## Begin

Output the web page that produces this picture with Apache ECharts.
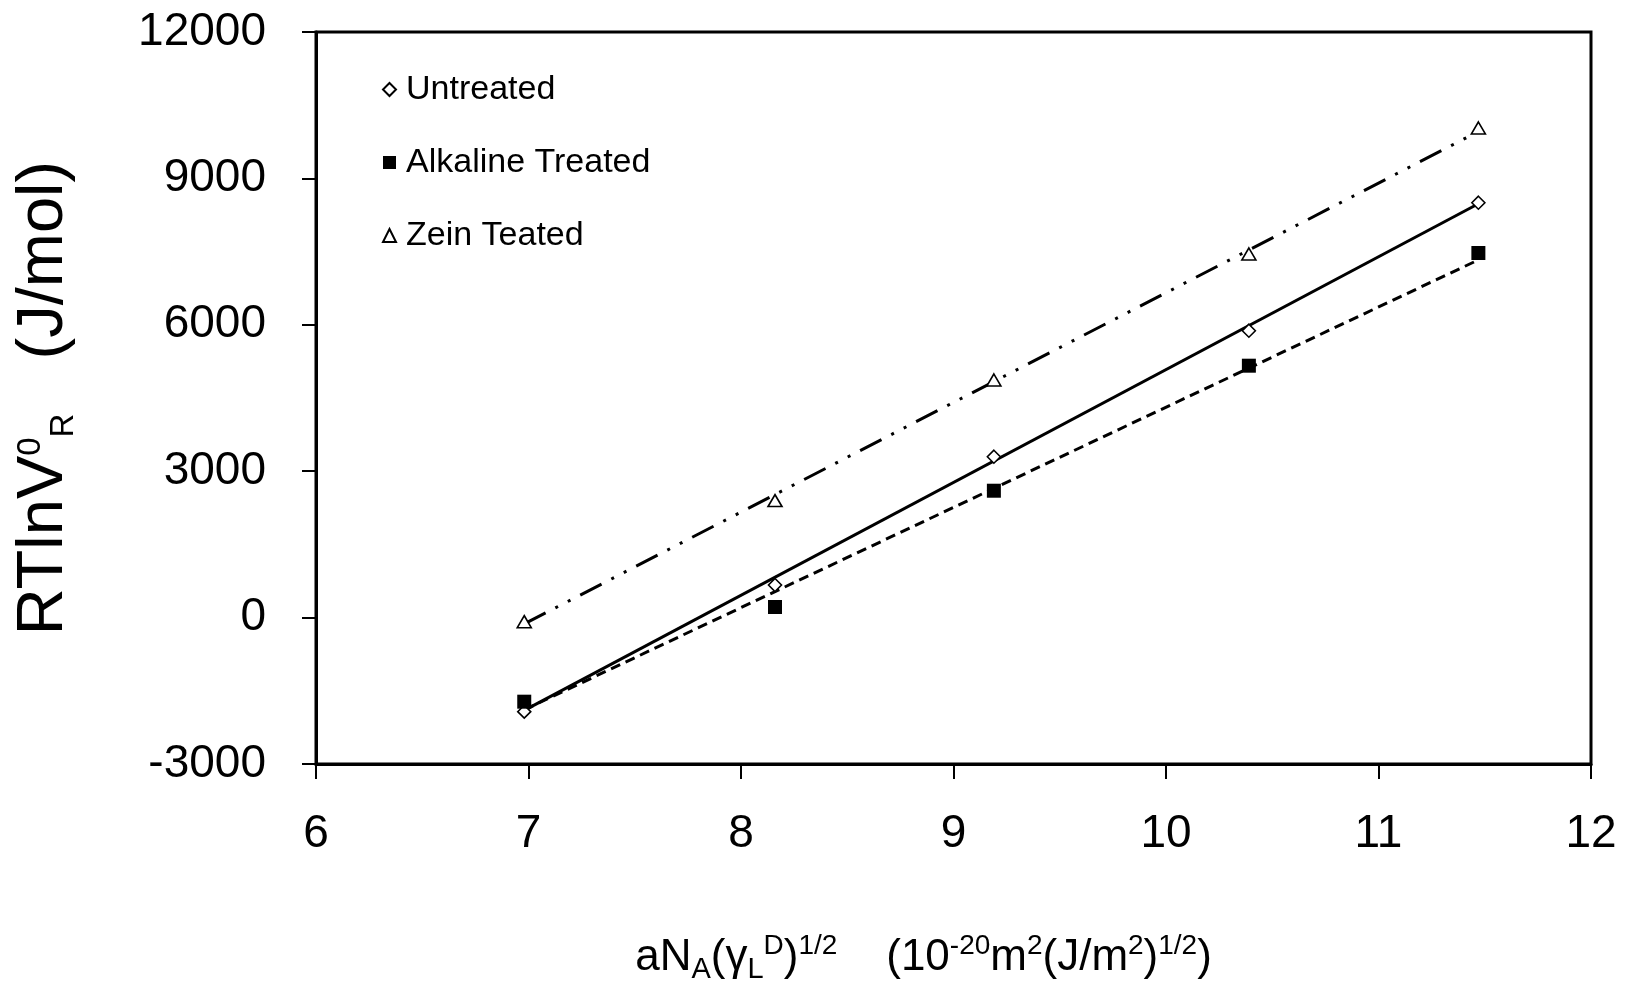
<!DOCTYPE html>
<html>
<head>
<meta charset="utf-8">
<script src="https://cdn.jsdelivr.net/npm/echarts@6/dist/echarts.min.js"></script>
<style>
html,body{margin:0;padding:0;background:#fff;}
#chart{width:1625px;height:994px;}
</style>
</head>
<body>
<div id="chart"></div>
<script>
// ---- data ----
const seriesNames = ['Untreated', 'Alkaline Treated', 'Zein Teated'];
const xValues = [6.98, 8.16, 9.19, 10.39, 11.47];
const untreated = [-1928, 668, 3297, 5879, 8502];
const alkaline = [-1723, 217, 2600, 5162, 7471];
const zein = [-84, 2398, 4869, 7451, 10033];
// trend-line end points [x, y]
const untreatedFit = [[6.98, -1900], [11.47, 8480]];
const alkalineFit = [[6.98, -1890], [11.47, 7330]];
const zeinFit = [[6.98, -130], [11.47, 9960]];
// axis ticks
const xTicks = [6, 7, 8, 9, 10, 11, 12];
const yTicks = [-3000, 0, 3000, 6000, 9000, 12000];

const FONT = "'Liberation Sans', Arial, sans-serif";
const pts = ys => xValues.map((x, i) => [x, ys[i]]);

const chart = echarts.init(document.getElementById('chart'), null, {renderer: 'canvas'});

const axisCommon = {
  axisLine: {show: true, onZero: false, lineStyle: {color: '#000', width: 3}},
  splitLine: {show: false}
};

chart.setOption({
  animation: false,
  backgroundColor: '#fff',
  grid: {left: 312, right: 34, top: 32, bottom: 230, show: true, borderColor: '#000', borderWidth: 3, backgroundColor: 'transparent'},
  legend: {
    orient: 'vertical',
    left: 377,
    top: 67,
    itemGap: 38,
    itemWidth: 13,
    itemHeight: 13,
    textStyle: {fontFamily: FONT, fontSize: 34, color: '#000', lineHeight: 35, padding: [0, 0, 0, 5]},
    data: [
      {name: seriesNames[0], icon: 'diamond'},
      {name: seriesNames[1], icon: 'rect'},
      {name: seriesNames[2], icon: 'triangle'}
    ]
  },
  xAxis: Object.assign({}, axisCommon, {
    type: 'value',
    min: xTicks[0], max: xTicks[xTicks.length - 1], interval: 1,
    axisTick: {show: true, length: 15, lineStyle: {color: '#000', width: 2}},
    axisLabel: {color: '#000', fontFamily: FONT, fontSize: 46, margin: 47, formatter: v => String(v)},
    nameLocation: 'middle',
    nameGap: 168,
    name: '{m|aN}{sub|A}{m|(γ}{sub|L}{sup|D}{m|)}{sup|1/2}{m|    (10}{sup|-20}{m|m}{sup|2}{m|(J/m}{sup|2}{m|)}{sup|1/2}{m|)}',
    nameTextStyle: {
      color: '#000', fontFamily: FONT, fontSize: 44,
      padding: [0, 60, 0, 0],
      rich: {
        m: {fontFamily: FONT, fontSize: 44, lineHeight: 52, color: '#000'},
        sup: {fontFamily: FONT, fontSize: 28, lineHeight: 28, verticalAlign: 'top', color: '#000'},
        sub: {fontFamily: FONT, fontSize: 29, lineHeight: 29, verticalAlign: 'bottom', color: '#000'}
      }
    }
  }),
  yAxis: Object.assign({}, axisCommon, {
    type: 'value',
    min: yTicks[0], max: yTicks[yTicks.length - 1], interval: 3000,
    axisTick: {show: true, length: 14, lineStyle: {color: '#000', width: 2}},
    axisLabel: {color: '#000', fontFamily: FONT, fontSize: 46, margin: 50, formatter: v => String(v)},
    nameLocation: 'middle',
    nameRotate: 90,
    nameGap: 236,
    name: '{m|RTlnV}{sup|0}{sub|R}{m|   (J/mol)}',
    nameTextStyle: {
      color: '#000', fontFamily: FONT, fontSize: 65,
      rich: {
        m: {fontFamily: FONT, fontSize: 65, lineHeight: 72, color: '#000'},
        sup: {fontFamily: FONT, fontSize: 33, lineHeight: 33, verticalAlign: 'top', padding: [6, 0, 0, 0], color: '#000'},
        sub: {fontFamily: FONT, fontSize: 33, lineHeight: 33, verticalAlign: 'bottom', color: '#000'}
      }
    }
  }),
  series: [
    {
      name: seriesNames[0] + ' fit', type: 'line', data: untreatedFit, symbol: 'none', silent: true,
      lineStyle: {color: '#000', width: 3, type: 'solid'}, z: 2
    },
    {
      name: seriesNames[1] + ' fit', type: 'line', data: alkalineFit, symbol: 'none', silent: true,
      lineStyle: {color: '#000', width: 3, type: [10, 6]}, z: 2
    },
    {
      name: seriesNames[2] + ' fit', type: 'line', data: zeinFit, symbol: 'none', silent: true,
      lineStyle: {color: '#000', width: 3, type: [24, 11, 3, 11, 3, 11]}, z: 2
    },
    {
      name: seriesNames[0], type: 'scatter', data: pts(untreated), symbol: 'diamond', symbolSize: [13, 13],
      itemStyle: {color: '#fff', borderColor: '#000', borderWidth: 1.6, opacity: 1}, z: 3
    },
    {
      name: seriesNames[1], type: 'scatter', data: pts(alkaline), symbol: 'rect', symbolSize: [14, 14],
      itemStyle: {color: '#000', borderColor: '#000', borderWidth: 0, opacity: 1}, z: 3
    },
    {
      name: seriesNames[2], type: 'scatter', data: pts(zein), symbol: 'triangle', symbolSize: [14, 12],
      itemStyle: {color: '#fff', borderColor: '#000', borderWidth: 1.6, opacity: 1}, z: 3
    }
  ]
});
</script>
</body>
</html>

## End
## Begin

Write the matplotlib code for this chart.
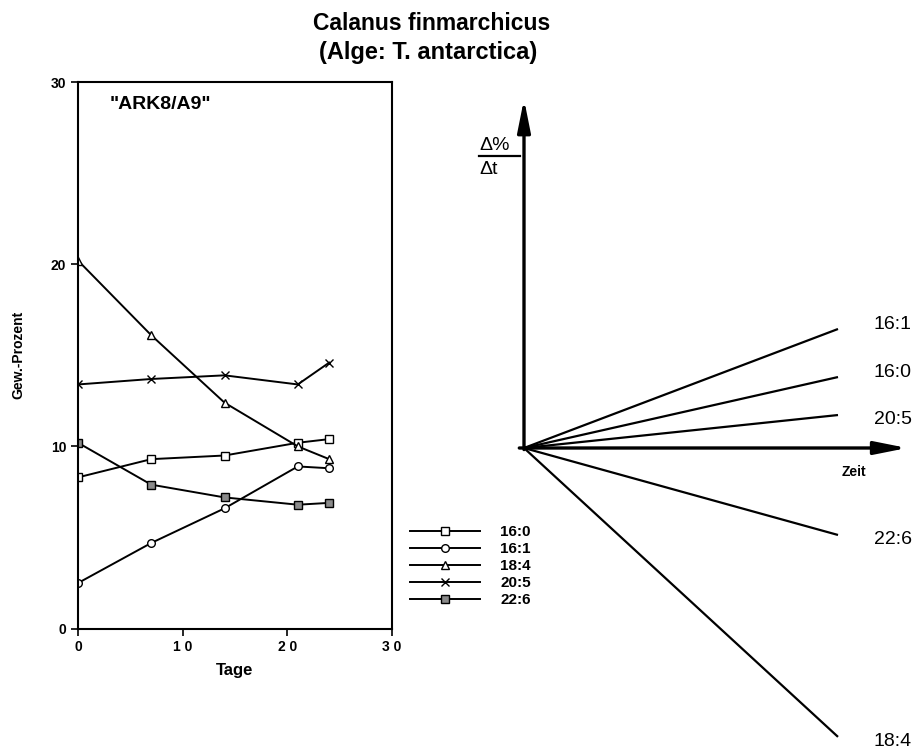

## End
## Begin

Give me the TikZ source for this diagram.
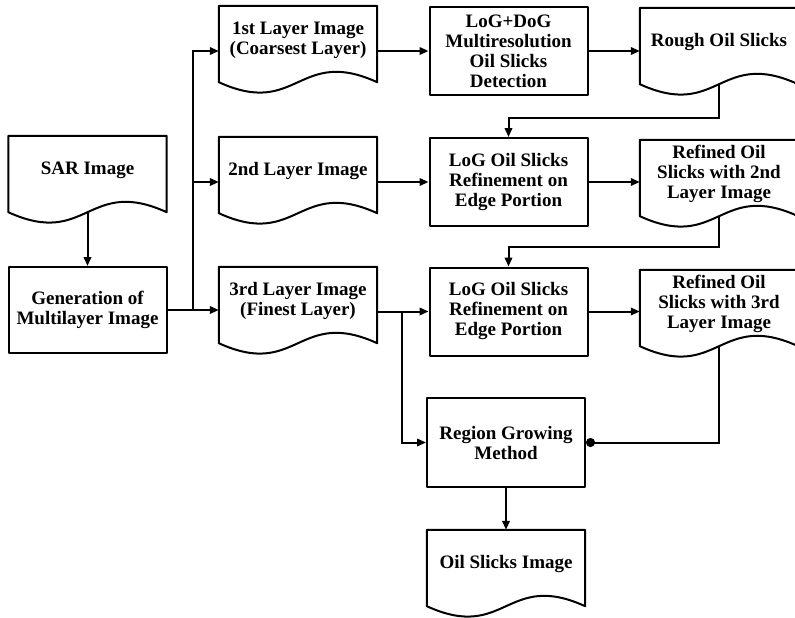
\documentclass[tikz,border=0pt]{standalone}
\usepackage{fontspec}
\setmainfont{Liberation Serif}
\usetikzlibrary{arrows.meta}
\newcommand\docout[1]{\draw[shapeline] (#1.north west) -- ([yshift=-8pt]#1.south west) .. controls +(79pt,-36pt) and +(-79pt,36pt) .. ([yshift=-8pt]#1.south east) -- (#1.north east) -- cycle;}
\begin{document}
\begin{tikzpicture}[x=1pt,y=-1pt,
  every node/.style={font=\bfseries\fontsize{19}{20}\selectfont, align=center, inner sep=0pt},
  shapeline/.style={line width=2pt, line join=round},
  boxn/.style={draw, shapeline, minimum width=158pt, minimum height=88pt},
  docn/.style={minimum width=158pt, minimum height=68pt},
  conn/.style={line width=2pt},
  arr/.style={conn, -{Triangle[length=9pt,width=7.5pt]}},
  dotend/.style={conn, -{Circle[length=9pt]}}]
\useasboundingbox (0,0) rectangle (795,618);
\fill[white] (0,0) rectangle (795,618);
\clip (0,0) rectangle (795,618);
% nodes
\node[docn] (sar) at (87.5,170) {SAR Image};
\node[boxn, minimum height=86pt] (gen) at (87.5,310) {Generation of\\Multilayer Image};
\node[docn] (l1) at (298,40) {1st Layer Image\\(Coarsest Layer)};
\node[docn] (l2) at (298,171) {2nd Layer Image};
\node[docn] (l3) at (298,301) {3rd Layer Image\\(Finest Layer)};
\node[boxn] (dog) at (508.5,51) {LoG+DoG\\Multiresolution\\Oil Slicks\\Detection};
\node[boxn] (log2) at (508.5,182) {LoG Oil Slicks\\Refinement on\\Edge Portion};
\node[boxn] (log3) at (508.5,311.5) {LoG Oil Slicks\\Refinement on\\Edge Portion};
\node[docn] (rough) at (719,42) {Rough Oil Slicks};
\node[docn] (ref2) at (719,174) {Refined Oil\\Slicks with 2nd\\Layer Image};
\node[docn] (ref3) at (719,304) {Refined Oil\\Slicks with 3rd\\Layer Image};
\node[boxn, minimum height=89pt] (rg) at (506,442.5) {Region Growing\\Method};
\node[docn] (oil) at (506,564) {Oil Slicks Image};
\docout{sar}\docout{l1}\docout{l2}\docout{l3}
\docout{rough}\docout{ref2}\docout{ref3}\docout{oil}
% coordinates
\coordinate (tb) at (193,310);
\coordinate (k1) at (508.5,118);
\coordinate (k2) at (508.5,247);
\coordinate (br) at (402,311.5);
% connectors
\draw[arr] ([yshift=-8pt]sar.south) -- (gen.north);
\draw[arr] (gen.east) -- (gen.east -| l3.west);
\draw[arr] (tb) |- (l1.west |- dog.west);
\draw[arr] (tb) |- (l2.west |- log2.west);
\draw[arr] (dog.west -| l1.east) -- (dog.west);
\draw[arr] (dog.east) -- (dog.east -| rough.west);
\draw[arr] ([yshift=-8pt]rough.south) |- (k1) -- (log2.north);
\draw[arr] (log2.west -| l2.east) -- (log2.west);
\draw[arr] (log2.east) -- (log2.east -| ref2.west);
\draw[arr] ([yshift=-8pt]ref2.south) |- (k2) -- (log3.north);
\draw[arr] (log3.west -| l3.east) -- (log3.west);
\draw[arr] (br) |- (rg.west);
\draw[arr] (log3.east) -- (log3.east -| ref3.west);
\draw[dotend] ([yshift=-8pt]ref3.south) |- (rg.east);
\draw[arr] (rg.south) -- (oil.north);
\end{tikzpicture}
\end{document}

## End

__SHORT EXERCISE__: Check each line of the data above for the string "this" and report only how many lines have it.

__TASK ANSWER__: 3